Devant la cour les époux Sanchez qui sont appelants incidents et qui sollicitent une augmentation du montant des dommages et intérêts qui leur ont été alloués, ne précisent pas expressément le fondement de leur demande mais se plaigent de ce que l'attitude de Civad Blanche Porte a été équivoque, ce qui implique qu'ils prétendent, que l'on se trouve en présence d'une publicité fallacieuse.

La cour se placera donc sur ce fondement, qui est le seul fondement invoqué devant elle.

A - La faute, première condition de la responsabilité délictuelle de l'organisateur de la loterie dont la responsabilité est recherchée par les époux Sanchez, consiste selon eux, à avoir voulu les tromper en leur présentant de façon affirmative un événement hypothétique, cela en leur faisant parvenir des documents qui les ont prédisposés à croire à la réalité d'un gain qui n'était pas acquis.

L'examen de la lettre d'envoi révèle effectivement qu'elle est rédigée de façon à laisser penser à son destinataire qu'il a toutes chances d'avoir gagné un lot -qui est le lot le plus attractif- cela par l'emploi abusif de l'indicatif présent " vous êtes propriétaires " situé au troisième paragraphe précédé par un premier paragraphe annonçant qu'un huissier de justice vient de désigner les numéros gagnants des titres de propriété et par un deuxième paragraphe qui invite ledit destinataire à se reporter aux numéros imprimés en marge de la lettre dont celui de tête, chance extraordinaire, correspond au numéro du titre de propriété qui lui a été affecté suivi des mots " une maison ".

Cette illusion est confortée par le fait que l'indicatif présent (" vous êtes propriétaires ") est suivi d'un point d'exclamation et précédé par les mots " si ce numéro a été désigné gagnant par maître Bue " qui peuvent être perçus, compte tenu du contexte, comme voulant dire " oui c'est bien vrai ", " ce numéro a été désigné gagnant par Maître Bue, vous êtes propriétaires ! ".

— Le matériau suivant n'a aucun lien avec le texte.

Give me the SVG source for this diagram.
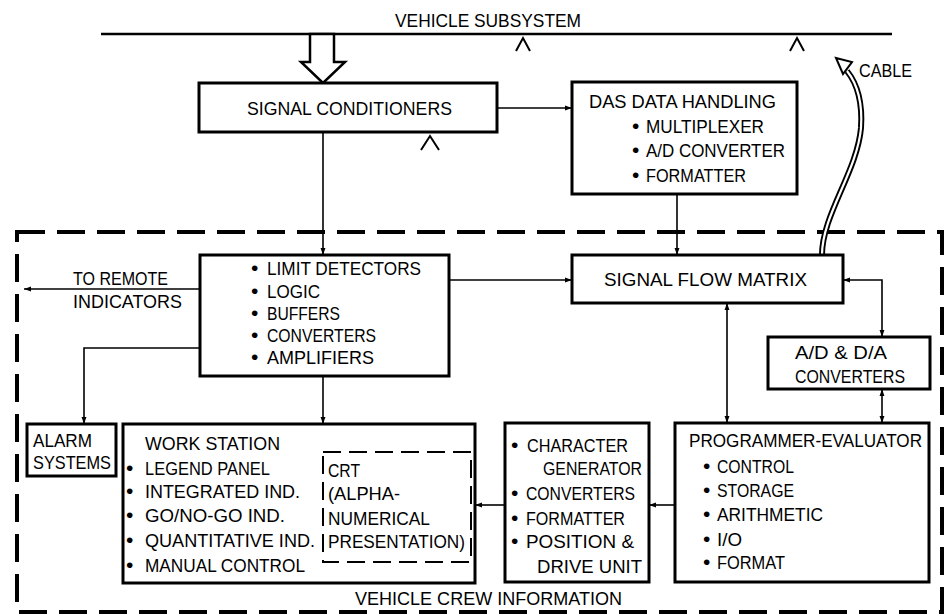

Le fait que sur le titre de propriété se trouve imprimée en caractère beaucoup plus petits la phrase " ce titre de propriété, valable si votre numéro a été désigné par Maître Bue, fait office de bon de participation " et que l'extrait du règlement imprimé au bas du bon de commande indique que pour savoir s'il a gagné, chaque participant doit retourner son titre avec ou sans commande, Civad Blanche Porte s'engageant à vérifier si son numéro correspond à l'un des numéros tirés au sort, ne permet nullement de lever l'ambiguïté qui est délibérément entretenue par la phase invitant chaque joueur à découvrir à quel lot correspond le numéro personnel qui lui a été attribué, lot qu'il peut donc penser avoir gagné : sous le coup de l'émotion et après avoir lu la lettre personnalisée, le destinataire est à même en effet de considérer que les vérifications auxquelles C se propose de procéder sont des vérifications purement matérielles destinées à lui permettre de s'assurer, avant de délivrer le lot, que le numéro est effectivement gagnant et non pas de déterminer s'il s'agit ou non d'un numéro chanceux.

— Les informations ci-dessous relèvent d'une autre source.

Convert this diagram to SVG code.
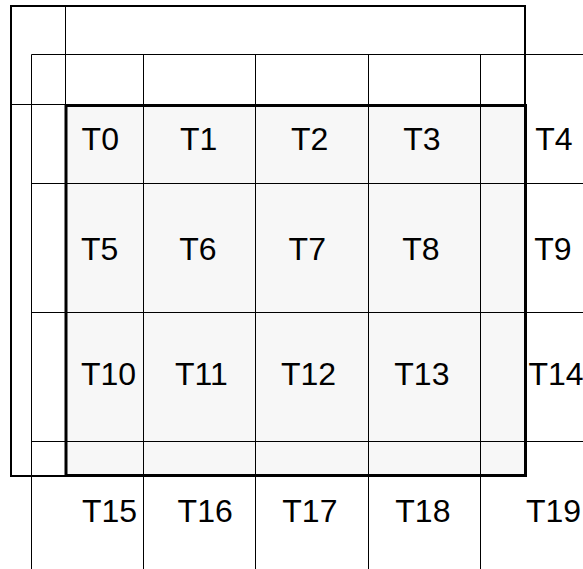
<svg xmlns="http://www.w3.org/2000/svg" width="583" height="569" viewBox="0 0 583 569">
<style>
.thin{stroke:#000;stroke-width:1;fill:none}
.lbl{font-family:"Liberation Sans",Arial,sans-serif;font-size:32px;fill:#000}
</style>
<rect width="583" height="569" fill="#fff"/>
<g id="region">
<rect x="66" y="105.5" width="459.5" height="370" fill="#f7f7f7"/>
</g>
<g id="connectors" class="thin">
<line x1="31.5" y1="54.5" x2="583" y2="54.5"/>
<line x1="11" y1="104.5" x2="66" y2="104.5"/>
<line x1="31.5" y1="183.5" x2="583" y2="183.5"/>
<line x1="31.5" y1="312.5" x2="583" y2="312.5"/>
<line x1="31.5" y1="441.5" x2="583" y2="441.5"/>
<line x1="31.5" y1="54.5" x2="31.5" y2="569"/>
<line x1="65.5" y1="6" x2="65.5" y2="106"/>
<line x1="143.5" y1="54.5" x2="143.5" y2="569"/>
<line x1="255.5" y1="54.5" x2="255.5" y2="569"/>
<line x1="368.5" y1="54.5" x2="368.5" y2="569"/>
<line x1="480.5" y1="54.5" x2="480.5" y2="569"/>
</g>
<g id="outer">
<rect x="11" y="6" width="514" height="470" fill="none" stroke="#000" stroke-width="2"/>
</g>
<g id="inner">
<rect x="66" y="105.5" width="459.5" height="370" fill="none" stroke="#000" stroke-width="3"/>
</g>
<g id="T0"><text class="lbl" x="81.6" y="149.5">T0</text></g>
<g id="T1"><text class="lbl" x="180" y="149.5">T1</text></g>
<g id="T2"><text class="lbl" x="291" y="149.5">T2</text></g>
<g id="T3"><text class="lbl" x="403.3" y="149.5">T3</text></g>
<g id="T4"><text class="lbl" x="535.3" y="149.5">T4</text></g>
<g id="T5"><text class="lbl" x="81" y="260">T5</text></g>
<g id="T6"><text class="lbl" x="179.3" y="260">T6</text></g>
<g id="T7"><text class="lbl" x="288.6" y="260">T7</text></g>
<g id="T8"><text class="lbl" x="402.3" y="260">T8</text></g>
<g id="T9"><text class="lbl" x="534.3" y="260">T9</text></g>
<g id="T10"><text class="lbl" x="81" y="385">T10</text></g>
<g id="T11"><text class="lbl" x="175" y="385">T11</text></g>
<g id="T12"><text class="lbl" x="281" y="385">T12</text></g>
<g id="T13"><text class="lbl" x="394.3" y="385">T13</text></g>
<g id="T14"><text class="lbl" x="528.5" y="385">T14</text></g>
<g id="T15"><text class="lbl" x="82" y="522">T15</text></g>
<g id="T16"><text class="lbl" x="177.6" y="522">T16</text></g>
<g id="T17"><text class="lbl" x="282.3" y="522">T17</text></g>
<g id="T18"><text class="lbl" x="395.3" y="522">T18</text></g>
<g id="T19"><text class="lbl" x="526" y="522">T19</text></g>
</svg>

Si la société Civad Blanche Porte, comme elle le prétend, avait voulu clairement indiquer que le numéro affecté au titre n'était pas nécessairement gagnant, elle aurait dû formuler son message d'une autre manière et si elle ne l'a pas fait, c'est par évidence, après avoir fait un choix délibéré, la campagne publicitaire en question, destinée à plusieurs centaines de milliers de consommateurs, ayant nécessairement été préparée avec extrême minutie par des spécialistes au service de ladite société qui, en liaison avec la direction, ont fait les choix qui leur ont pour s'imposer pour la rentabiliser au mieux, en pesant tous les avantages et les inconvénients d'un document publicitaire destiné à une clientèle ciblée dont les goûts et les réflexes sont étudiés.

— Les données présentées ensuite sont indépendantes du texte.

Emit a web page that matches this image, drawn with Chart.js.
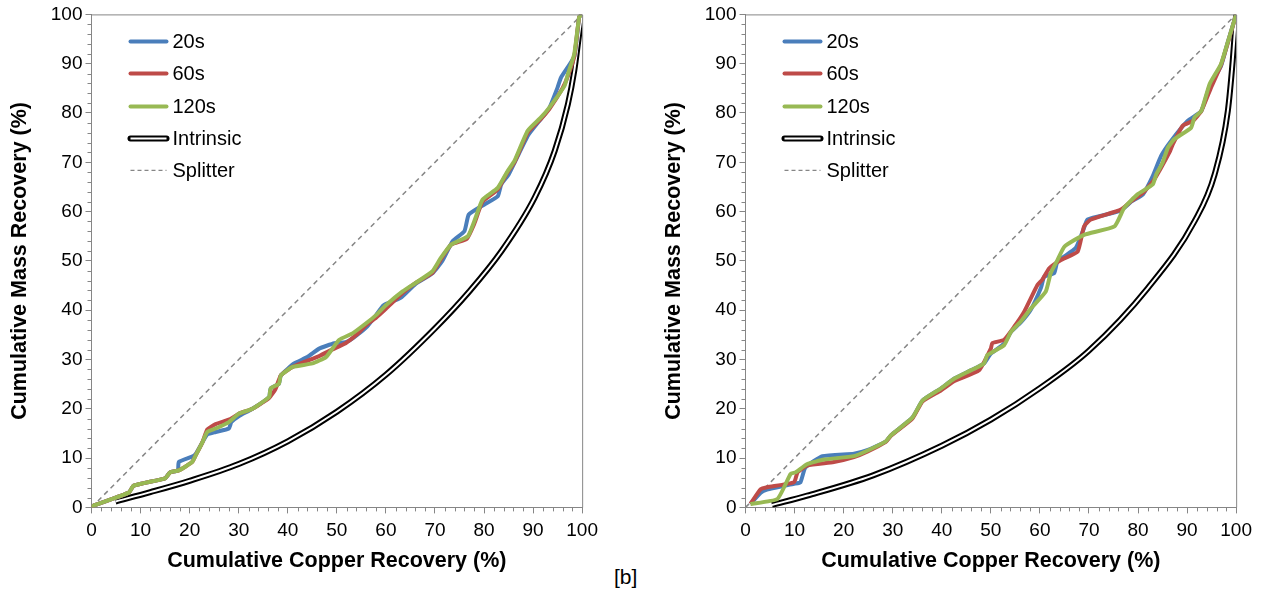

La cour est donc en mesure de constater que c'est à juste titre que les époux Sanchez reprochent à Civad Blanche Porte de leur avoir fait parvenir des documents publicitaires équivoques dans le fond et dans la forme et dont le but était de créer l'imprécision et la confusion dans leur esprit en cherchant fallacieusement à faire naître chez eux un vain espoir d'un gain mirifique.

B- La seconde condition de la responsabilité délictuelle de l'organisateur d'une loterie est que le destinataire trompé par les documents ait subi un préjudice.

Tel est bien le cas ici où les époux Sanchez, qui ont des revenus modestes, ont subi un choc émotionnel lié à la déception qui a été la leur en constatant qu'ils n'étaient pas devenus propriétaires de la magnifique maison qu'ils pensaient pouvoir habiter.

Ce préjudice, au regard des pièces produites devant la cour et contradictoirement débattues devant elle, sera justement réparé par l'allocation d'une somme de 3 000 F de dommages et intérêts à même de permettre d'en assurer l'entière réparation.

La cour, en l'état des éléments de la cause, estime équitable d'allouer aux époux Sanchez une indemnité procédurale globale de 8 500 F au titre des procédures de première instance et d'appel.

Par ces motifs Et ceux non contraires des premiers juges, La Cour, Emendant le jugement déféré, Condamne la société Civad Blanche Porte à payer aux époux Sanchez : - la somme de 3 000 F à titre de dommages et intérêts, - la somme de 8 500 F à titre d'indemnité procédurale globale pour les procédures de première instance et d'appel, Fait masse des dépens de première instance et d'appel et dit qu'ils seront supportés en totalité par la société Civad Blanche Porte dont distraction au profit de la SCP Carlier-Régnier avoués associés, dans les conditions prévues par l'article 699 du nouveau Code de procédure civile.